Beyond a small amount of smoke damage around edges, the papers survived largely unscathed.

"You had paper in cardboard on wooden shelves, inches from a fire. And it's truly the closest thing I've ever seen to a miracle in my life that they did not go up in flames," Horowitz said.

"It makes me believe in a higher power."

'Life-changing' musicals

Sondheim's work, Horowitz says, made him believe in a lot of things, including the transformative power of musicals.

"It wasn't just entertainment; it was life-changing and life-affecting in a way that I don't think I'd experienced in other musicals," he said.

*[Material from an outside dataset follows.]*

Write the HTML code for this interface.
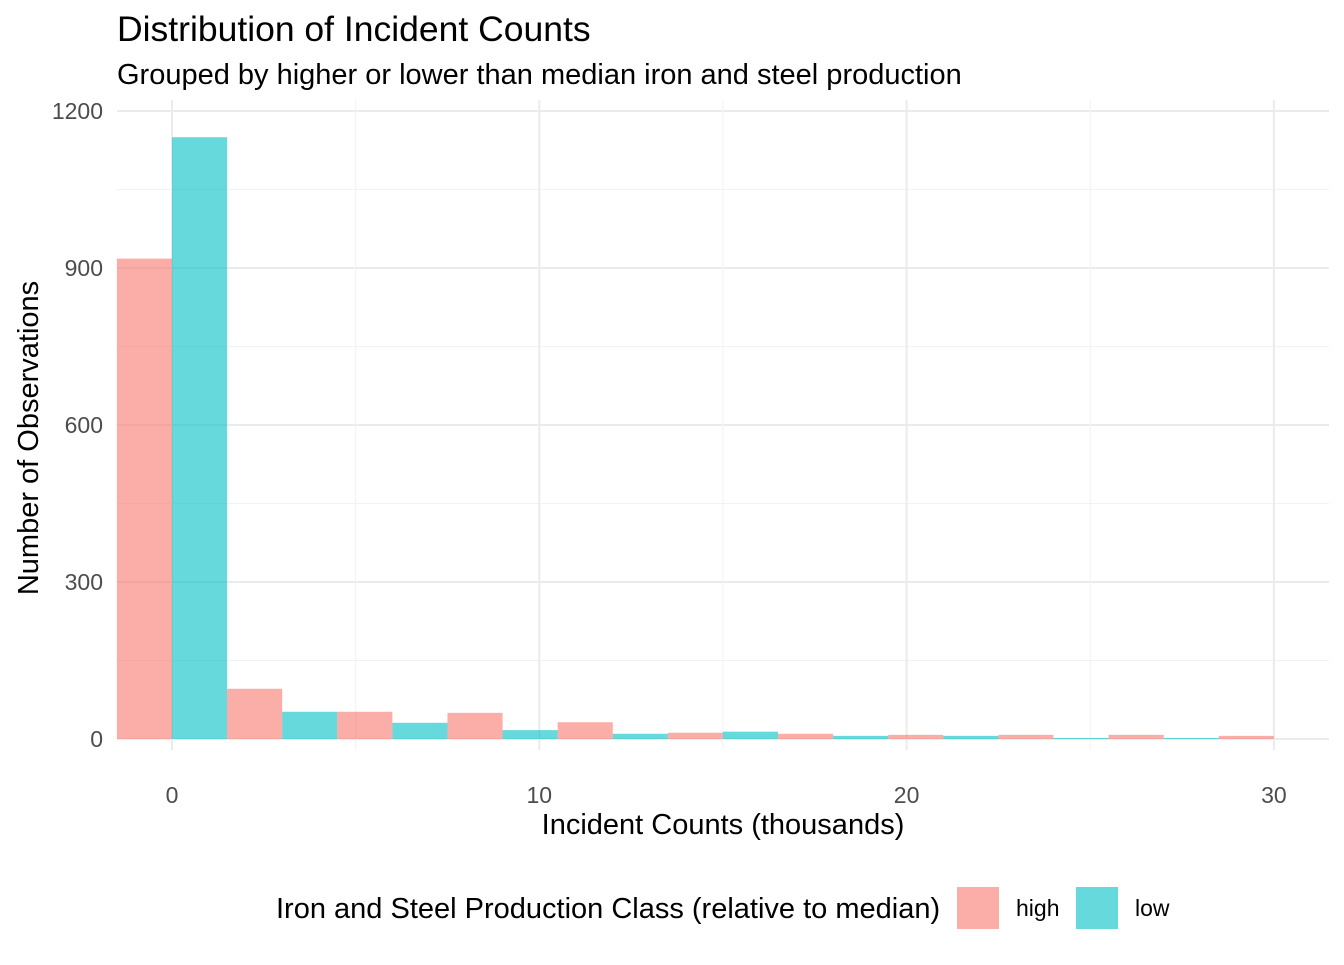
<!DOCTYPE html>
<html><head><meta charset="utf-8"><style>
body{margin:0;background:#fff;}
svg text{font-family:"Liberation Sans",sans-serif;}
</style></head><body>
<svg id="chart" width="1344" height="960" xmlns="http://www.w3.org/2000/svg">
<text x="117" y="41" font-size="35.5" fill="#000">Distribution of Incident Counts</text>
<text x="117" y="84" font-size="29" fill="#000">Grouped by higher or lower than median iron and steel production</text>
<g id="grid"></g>
<g id="bars"></g>
<g id="ticks"></g>
<text x="723" y="834" font-size="29" text-anchor="middle" fill="#000">Incident Counts (thousands)</text>
<text transform="translate(38,438) rotate(-90)" font-size="29" text-anchor="middle" fill="#000">Number of Observations</text>
<g>
<text x="276" y="918" font-size="29" fill="#000">Iron and Steel Production Class (relative to median)</text>
<g><rect x="957" y="887" width="42" height="42" fill="#F8766D" fill-opacity="0.6"/><text x="1016" y="916" font-size="23" fill="#000">high</text></g>
<g><rect x="1076" y="887" width="42" height="42" fill="#00BFC4" fill-opacity="0.6"/><text x="1135" y="916" font-size="23" fill="#000">low</text></g>
</g>
</svg>
<script>
const binCenters=[0,3,6,9,12,15,18,21,24,27,30];
const highCounts=[918,96,52,50,32,12,10,8,8,8,6];
const lowCounts=[1150,52,31,17,10,14,6,6,2,2,0];
const xTicks=[0,10,20,30];
const yTicks=[0,300,600,900,1200];
const binWidth=3;
const NS="http://www.w3.org/2000/svg";
const X=v=>172+v*36.73, Y=v=>739-v*0.5233;
const L=117,R=1329,T=100,B=750;
function mk(tag,attrs,parent){const e=document.createElementNS(NS,tag);for(const k in attrs)e.setAttribute(k,attrs[k]);parent.appendChild(e);return e;}
const grid=document.getElementById('grid'),bars=document.getElementById('bars'),ticks=document.getElementById('ticks');
for(let i=0;i<yTicks.length;i++){
  const v=yTicks[i];
  const l=mk('line',{x1:L,x2:R,y1:Y(v),y2:Y(v),stroke:'#EBEBEB','stroke-width':2},grid);
  
  
  if(i<yTicks.length-1){const m=(v+yTicks[i+1])/2;
    const ml=mk('line',{x1:L,x2:R,y1:Y(m),y2:Y(m),stroke:'#F2F2F2','stroke-width':1},grid);
    
    }
  const t=mk('text',{x:103,y:Y(v)+8,'font-size':23,'text-anchor':'end',fill:'#4D4D4D'},ticks);t.textContent=v;
  
  
}
for(let i=0;i<xTicks.length;i++){
  const v=xTicks[i];
  const l=mk('line',{x1:X(v),x2:X(v),y1:T,y2:B,stroke:'#EBEBEB','stroke-width':2},grid);
  
  
  if(i<xTicks.length-1){const m=(v+xTicks[i+1])/2;
    const ml=mk('line',{x1:X(m),x2:X(m),y1:T,y2:B,stroke:'#F2F2F2','stroke-width':1},grid);
    
    }
  const t=mk('text',{x:X(v),y:803,'font-size':23,'text-anchor':'middle',fill:'#4D4D4D'},ticks);t.textContent=v;
  
  
}
binCenters.forEach((c,i)=>{
  const w=X(binWidth/2)-X(0);
  const h=mk('rect',{x:X(c)-w,y:Y(highCounts[i]),width:w,height:Y(0)-Y(highCounts[i]),fill:'#F8766D','fill-opacity':0.6},bars);
  
  
  const lo=mk('rect',{x:X(c),y:Y(lowCounts[i]),width:w,height:Y(0)-Y(lowCounts[i]),fill:'#00BFC4','fill-opacity':0.6},bars);
  
  
});
</script>
</body></html>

He thinks often of the lyrics from Move On from 1984's Sunday In The Park With George: "I chose, and my world was shaken / So what? / The choice may have been mistaken / The choosing was not / You have to move on."

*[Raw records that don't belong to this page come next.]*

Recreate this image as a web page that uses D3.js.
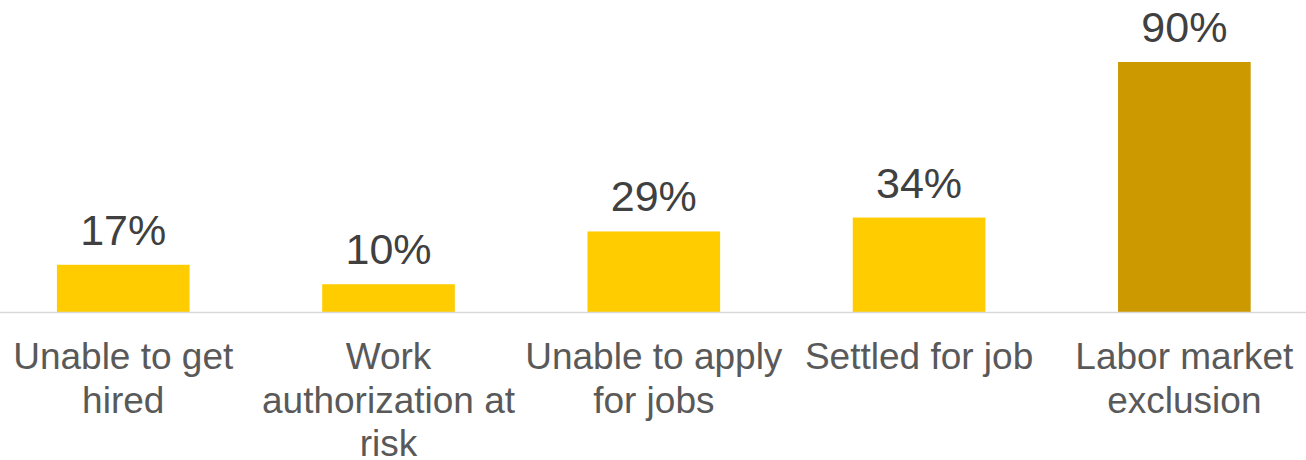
<!DOCTYPE html>
<html>
<head>
<meta charset="utf-8">
<script src="https://cdn.jsdelivr.net/npm/d3@7"></script>
<style>
  html, body { margin: 0; padding: 0; background: #fff; }
  svg { display: block; }
  text { font-family: "Liberation Sans", Arial, sans-serif; }
</style>
</head>
<body>
<div id="chart"></div>
<script>
// Data
const categories = ['Unable to get hired', 'Work authorization at risk', 'Unable to apply for jobs', 'Settled for job', 'Labor market exclusion'];
const values = [17, 10, 29, 34, 90];
const labelLines = [
  ['Unable to get', 'hired'],
  ['Work', 'authorization at', 'risk'],
  ['Unable to apply', 'for jobs'],
  ['Settled for job'],
  ['Labor market', 'exclusion']
];
const highlight = ['Labor market exclusion'];

const width = 1306, height = 460;
const baseY = 312;

const svg = d3.select('#chart')
  .append('svg')
  .attr('width', width)
  .attr('height', height);

const xScale = d3.scaleBand()
  .domain(categories)
  .range([-9.4, 1317])
  .paddingInner(0.5)
  .paddingOuter(0.25);

const yScale = d3.scaleLinear()
  .domain([0, 90])
  .range([baseY, 62]);

// Bars
svg.selectAll('rect.bar')
  .data(categories)
  .enter().append('rect')
  .attr('class', 'bar')
  .attr('x', d => xScale(d))
  .attr('width', xScale.bandwidth())
  .attr('y', (d, i) => yScale(values[i]))
  .attr('height', (d, i) => yScale(0) - yScale(values[i]))
  .attr('fill', d => highlight.includes(d) ? '#cc9900' : '#ffcc00');

// Baseline
svg.append('line')
  .attr('x1', 0)
  .attr('x2', width)
  .attr('y1', baseY + 0.5)
  .attr('y2', baseY + 0.5)
  .attr('stroke', '#d9d9d9')
  .attr('stroke-width', 1.5);

// Value labels
svg.selectAll('text.value')
  .data(categories)
  .enter().append('text')
  .attr('class', 'value')
  .attr('x', d => xScale(d) + xScale.bandwidth() / 2)
  .attr('y', (d, i) => yScale(values[i]) - 20)
  .attr('text-anchor', 'middle')
  .attr('font-size', 43)
  .attr('fill', '#404040')
  .text((d, i) => values[i] + '%');

// Category labels
const cat = svg.selectAll('text.cat')
  .data(categories)
  .enter().append('text')
  .attr('class', 'cat')
  .attr('text-anchor', 'middle')
  .attr('font-size', 37)
  .attr('fill', '#595959');
cat.each(function(d, i) {
  const t = d3.select(this);
  labelLines[i].forEach((line, k) => {
    t.append('tspan')
      .attr('x', xScale(d) + xScale.bandwidth() / 2)
      .attr('y', 369 + k * 43.5)
      .text(line);
  });
});
</script>
</body>
</html>
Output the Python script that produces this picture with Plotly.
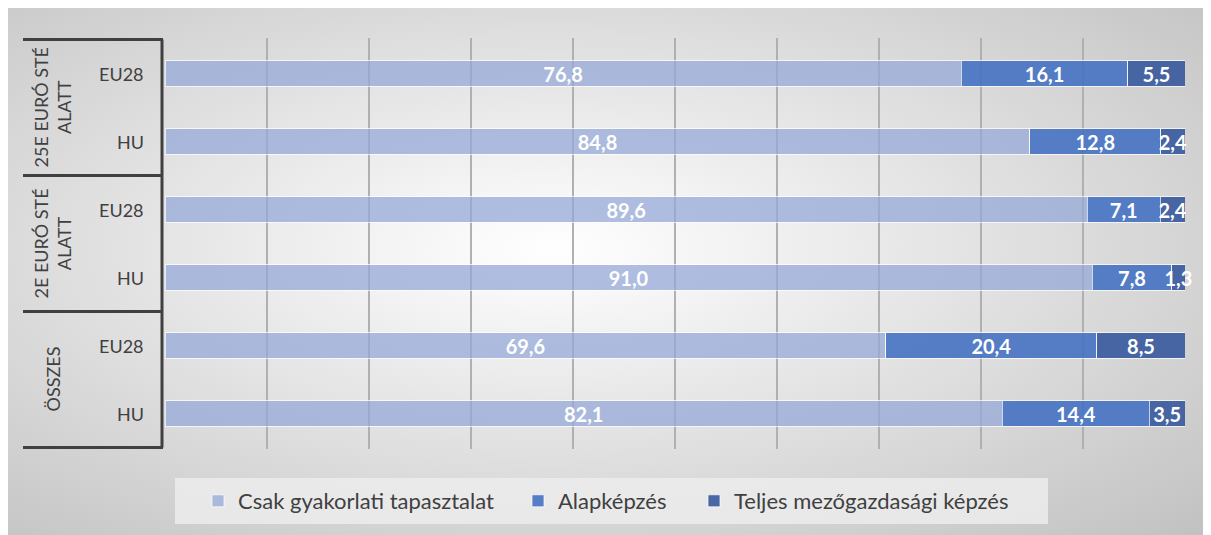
import base64
import plotly.graph_objects as go

# row keys, top to bottom
groups = ['25E EURÓ STÉ<br>ALATT', '2E EURÓ STÉ<br>ALATT', 'ÖSSZES']
rows = ['25E|EU28', '25E|HU', '2E|EU28', '2E|HU', 'ALL|EU28', 'ALL|HU']
row_labels = ['EU28', 'HU', 'EU28', 'HU', 'EU28', 'HU']

series_names = ['Csak gyakorlati tapasztalat', 'Alapképzés', 'Teljes mezőgazdasági képzés']
practice_only = [76.8, 84.8, 89.6, 91.0, 69.6, 82.1]
basic_training = [16.1, 12.8, 7.1, 7.8, 20.4, 14.4]
full_training = [5.5, 2.4, 2.4, 1.3, 8.5, 3.5]

colors = ['rgba(150,170,215,0.75)', 'rgba(70,114,195,0.9)', 'rgba(54,89,156,0.9)']
legend_ids = ['legend', 'legend2', 'legend3']
FONT = 'Lato'

fig = go.Figure()
for name, vals, col, lg in zip(series_names, [practice_only, basic_training, full_training], colors, legend_ids):
    fig.add_trace(go.Bar(
        y=rows, x=vals, name=name, orientation='h', legend=lg,
        marker=dict(color=col, line=dict(color='rgba(255,255,255,0.7)', width=1)),
        text=[f'{v:.1f}'.replace('.', ',') for v in vals],
        textposition='inside', insidetextanchor='middle', textangle=0,
        textfont=dict(family=FONT, size=20, color='white', weight='bold'),
        cliponaxis=False, hoverinfo='skip'))

# background gradient as an svg image
svg = ('<svg xmlns="http://www.w3.org/2000/svg" width="1211" height="535" preserveAspectRatio="none">'
       '<defs><radialGradient id="g" cx="0.45" cy="0.45" r="0.75">'
       '<stop offset="0" stop-color="#ffffff"/><stop offset="1" stop-color="#c2c2c2"/>'
       '</radialGradient></defs><rect width="1211" height="535" fill="url(#g)"/></svg>')
bg = 'data:image/svg+xml;base64,' + base64.b64encode(svg.encode()).decode()

W, H = 1211, 535
L, R, T, B = 157, 34, 30, 94
pw, ph = W - L - R, H - T - B


def px_x(x):
    return (x - L) / pw


def px_y(y):
    return (H - B - y) / ph


def legend_at(x):
    return dict(orientation='h', x=px_x(x), xanchor='left', y=px_y(493), yanchor='middle',
                bgcolor='rgba(0,0,0,0)', font=dict(family=FONT, size=22, color='#404040'))


fig.update_layout(
    width=W, height=H,
    margin=dict(l=L, r=R, t=T, b=B),
    barmode='stack', barnorm='percent', bargap=0.62,
    paper_bgcolor='#cacaca', plot_bgcolor='rgba(0,0,0,0)',
    uniformtext=dict(minsize=20, mode='show'),
    font=dict(family=FONT, color='#404040'),
    images=[dict(source=bg, xref='paper', yref='paper', x=px_x(0), y=px_y(0),
                 sizex=px_x(W) - px_x(0), sizey=px_y(0) - px_y(H),
                 xanchor='left', yanchor='top', sizing='stretch', layer='below')],
    legend=legend_at(190),
    legend2=legend_at(510),
    legend3=legend_at(686),
    showlegend=True,
)

fig.update_xaxes(range=[0, 100], dtick=10, showticklabels=False, showgrid=True,
                 gridcolor='#b0b0b0', gridwidth=1.5, zeroline=False, showline=False, fixedrange=True)
fig.update_yaxes(categoryorder='array', categoryarray=rows, autorange='reversed',
                 showticklabels=False, showgrid=False, zeroline=False, showline=False)

# sub-category labels
for r, lab in zip(rows, row_labels):
    fig.add_annotation(x=px_x(138), xref='paper', y=r, yref='y', text=lab, showarrow=False,
                       xanchor='right', yanchor='middle', font=dict(family=FONT, size=18, color='#404040'))

# group labels (rotated)
for i, g in enumerate(groups):
    fig.add_annotation(x=px_x(44), xref='paper', y=2 * i + 0.5, yref='y', text=g, showarrow=False,
                       textangle=-90, xanchor='center', yanchor='middle',
                       font=dict(family=FONT, size=18, color='#404040'))

# bracket lines of the category axis
for yb in [-0.5, 1.5, 3.5, 5.5]:
    fig.add_shape(type='line', xref='paper', yref='y', x0=px_x(15), x1=px_x(155), y0=yb, y1=yb,
                  line=dict(color='#404040', width=3))
fig.add_shape(type='line', xref='paper', yref='y', x0=px_x(154), x1=px_x(154), y0=-0.5, y1=5.5,
              line=dict(color='#404040', width=3))

# legend box
fig.add_shape(type='rect', xref='paper', yref='paper', x0=px_x(167), x1=px_x(1040),
              y0=px_y(516), y1=px_y(470), line=dict(width=0), fillcolor='rgba(236,236,236,0.85)',
              layer='below')

fig.write_html('out.html')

"I've known people who quit jobs, taken jobs, gotten married, gotten divorced after listening to that. It gave them the courage to make life choices," Horowitz said. "It's extraordinary."

LISTEN| Music critics weigh in on Sondheim's legacy:

Horowitz says the Sondheim collection will inevitably draw academics studying the composer's legacy, and musicians looking to perform his pieces.

"But I think my secret desire is that there will be young composers who come and want to learn from the master how to go about writing a song," he said.

"I hope it will influence generations of songwriters to come."